• [Problem description]
Reproduce the listing below exactly. Pictures do not belong in the copy.

• [Records for processing]

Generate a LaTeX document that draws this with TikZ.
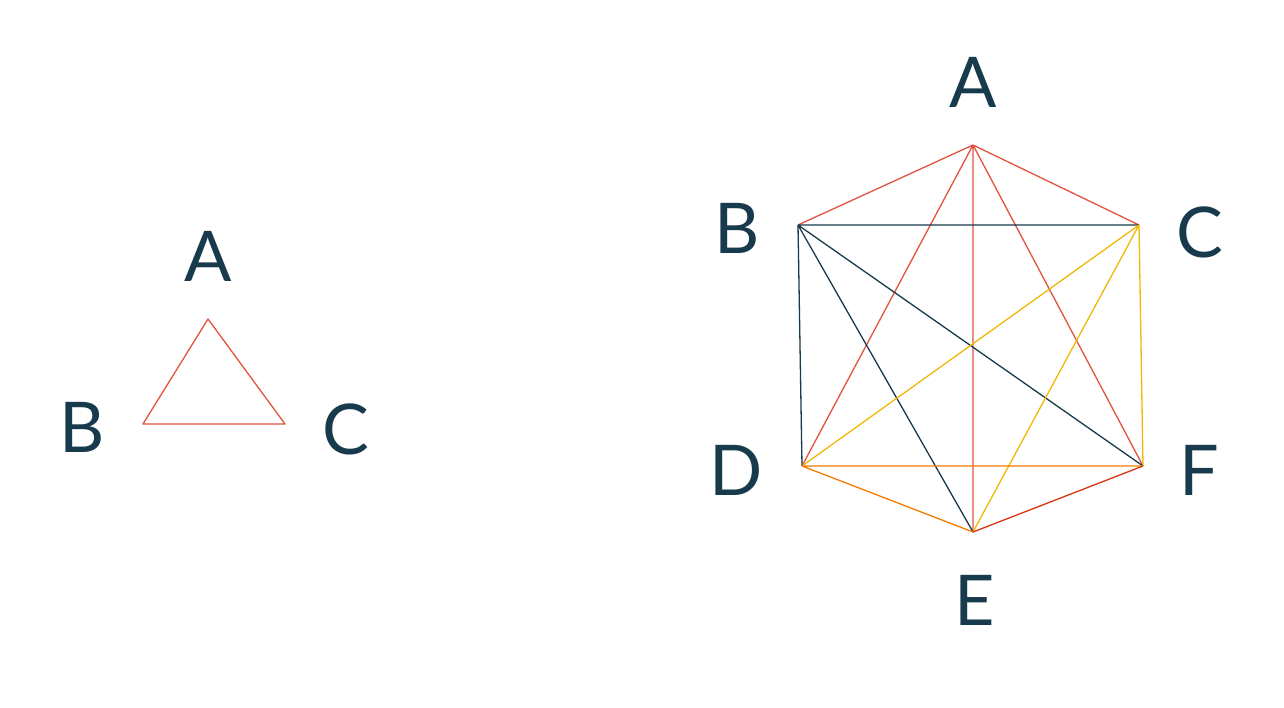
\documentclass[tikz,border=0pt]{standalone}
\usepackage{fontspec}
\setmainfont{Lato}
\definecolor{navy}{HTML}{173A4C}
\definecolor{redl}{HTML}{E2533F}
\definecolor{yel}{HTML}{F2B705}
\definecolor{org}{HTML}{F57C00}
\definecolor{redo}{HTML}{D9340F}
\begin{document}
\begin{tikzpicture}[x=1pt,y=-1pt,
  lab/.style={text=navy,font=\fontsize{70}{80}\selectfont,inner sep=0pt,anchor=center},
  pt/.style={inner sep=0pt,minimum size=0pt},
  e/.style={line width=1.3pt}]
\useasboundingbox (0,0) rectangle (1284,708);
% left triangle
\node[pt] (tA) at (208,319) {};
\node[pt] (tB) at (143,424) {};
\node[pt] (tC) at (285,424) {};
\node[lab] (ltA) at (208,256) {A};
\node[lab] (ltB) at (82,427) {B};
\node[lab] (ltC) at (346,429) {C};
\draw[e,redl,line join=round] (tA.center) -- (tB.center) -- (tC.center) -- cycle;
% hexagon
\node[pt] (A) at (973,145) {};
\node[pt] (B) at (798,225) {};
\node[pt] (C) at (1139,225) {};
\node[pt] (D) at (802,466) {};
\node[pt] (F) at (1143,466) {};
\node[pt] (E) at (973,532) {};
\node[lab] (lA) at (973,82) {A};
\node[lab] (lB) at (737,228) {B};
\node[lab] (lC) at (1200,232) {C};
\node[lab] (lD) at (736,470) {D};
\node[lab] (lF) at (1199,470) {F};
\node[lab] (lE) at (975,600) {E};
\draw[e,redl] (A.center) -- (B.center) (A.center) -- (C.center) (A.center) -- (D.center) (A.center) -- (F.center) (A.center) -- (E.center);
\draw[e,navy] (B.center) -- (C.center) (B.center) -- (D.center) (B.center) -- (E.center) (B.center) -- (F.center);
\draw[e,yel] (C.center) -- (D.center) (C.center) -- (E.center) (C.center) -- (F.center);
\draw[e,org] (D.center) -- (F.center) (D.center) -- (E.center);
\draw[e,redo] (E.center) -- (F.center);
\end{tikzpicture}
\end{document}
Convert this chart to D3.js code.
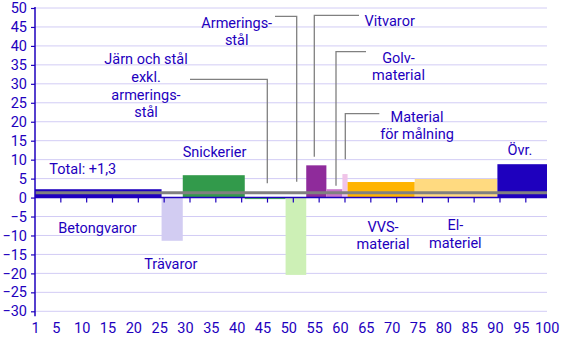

• [Finished exercise]
Generate a LaTeX document that draws this with TikZ.
\documentclass[tikz,border=0pt]{standalone}
\usepackage{fontspec}
\setmainfont{Lato}
\definecolor{navy}{HTML}{173A4C}
\definecolor{redl}{HTML}{E2533F}
\definecolor{yel}{HTML}{F2B705}
\definecolor{org}{HTML}{F57C00}
\definecolor{redo}{HTML}{D9340F}
\begin{document}
\begin{tikzpicture}[x=1pt,y=-1pt,
  lab/.style={text=navy,font=\fontsize{70}{80}\selectfont,inner sep=0pt,anchor=center},
  pt/.style={inner sep=0pt,minimum size=0pt},
  e/.style={line width=1.3pt}]
\useasboundingbox (0,0) rectangle (1284,708);
% left triangle
\node[pt] (tA) at (208,319) {};
\node[pt] (tB) at (143,424) {};
\node[pt] (tC) at (285,424) {};
\node[lab] (ltA) at (208,256) {A};
\node[lab] (ltB) at (82,427) {B};
\node[lab] (ltC) at (346,429) {C};
\draw[e,redl,line join=round] (tA.center) -- (tB.center) -- (tC.center) -- cycle;
% hexagon
\node[pt] (A) at (973,145) {};
\node[pt] (B) at (798,225) {};
\node[pt] (C) at (1139,225) {};
\node[pt] (D) at (802,466) {};
\node[pt] (F) at (1143,466) {};
\node[pt] (E) at (973,532) {};
\node[lab] (lA) at (973,82) {A};
\node[lab] (lB) at (737,228) {B};
\node[lab] (lC) at (1200,232) {C};
\node[lab] (lD) at (736,470) {D};
\node[lab] (lF) at (1199,470) {F};
\node[lab] (lE) at (975,600) {E};
\draw[e,redl] (A.center) -- (B.center) (A.center) -- (C.center) (A.center) -- (D.center) (A.center) -- (F.center) (A.center) -- (E.center);
\draw[e,navy] (B.center) -- (C.center) (B.center) -- (D.center) (B.center) -- (E.center) (B.center) -- (F.center);
\draw[e,yel] (C.center) -- (D.center) (C.center) -- (E.center) (C.center) -- (F.center);
\draw[e,org] (D.center) -- (F.center) (D.center) -- (E.center);
\draw[e,redo] (E.center) -- (F.center);
\end{tikzpicture}
\end{document}
Convert this chart to D3.js code.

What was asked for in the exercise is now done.